Coalition Gets Good Economist Review

One thing one can say about the Coalition: its PR is good. Or maybe it's just the rightwing media being so delighted to get rid of 'New Labour'. Anyway, The Economist's verdict of the government's first 100 days could scarcely be improved upon; indeed a reforming incoming administration in 1997 would have been delighted with such an accolade.

It's obvious the journal does not regard as the enforced imminent assault upon the city walls of Labour's public expenditure an altogerther unalloyed disaster. Under Gordon Brown the UK became the Napoleonic home of dirigisme. A chart shows its spending by central government at 70% of all government spending as second only to New Zealand and above Germany (20%) and France(35%).
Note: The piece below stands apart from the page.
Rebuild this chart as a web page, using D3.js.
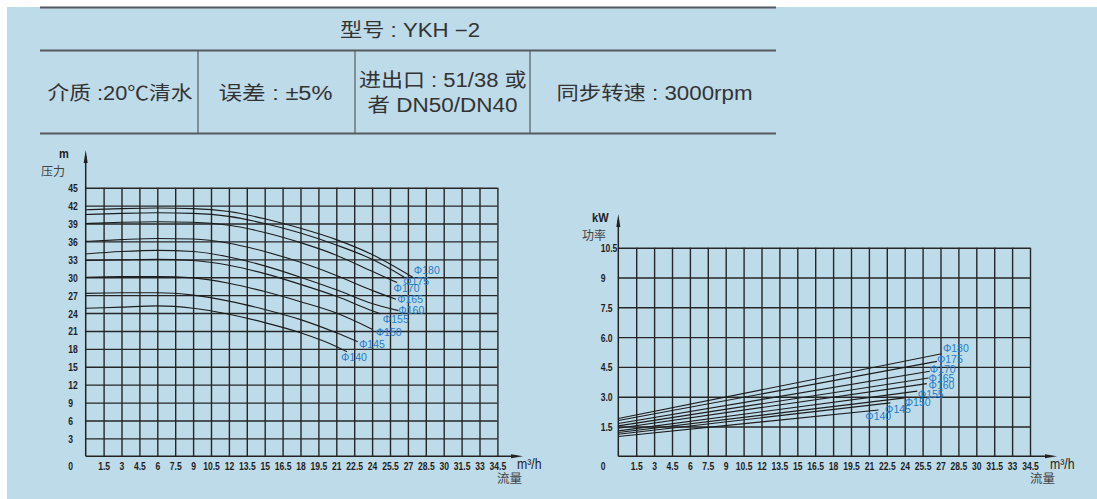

Labour ran a deficit even during the boom years, and stuck to its expansive three-year spending plans after recession hit. Fiscal stimulus on top of this took the deficit to a record high of 11% of GDP in 2009-10; the IMF forecast in May that it would be the biggest this year among G20 economies. Whoever won the election would sooner or later have to slash the deficit.

Osborne aims to pay off the deficit by 2014-5, less intense than some EU countries, like Ireland or Greece, but a big ask by any standards. But the journal praises the radical energy of both parties in their desire to shrink the state: 'Decentralisation has now found a home'. Education, the police and healthcare face major restructurings to make them more accountable to their local communities. Whilst aware of the dangers of precipitating the collapse of a fragile recovery, The Economist, offers a warm round of applause:

Yet with all these caveats, the new government’s vision of a looser state, and its determination to reform virtually all the public services at once, is boldly outlined. Add in the even more daring plan to cut the fiscal deficit, and Britain is in for a breathless and convulsive few years. Now and then, British elections are epochal, setting the tone for other countries, too. One such took place in 1945, when the modern welfare state got going. Another, in 1979, loosed Margaret Thatcher on a waiting world. By producing a ruling coalition that is as radical in redefining government as it is in cutting it, the election of 2010 may prove another turning point.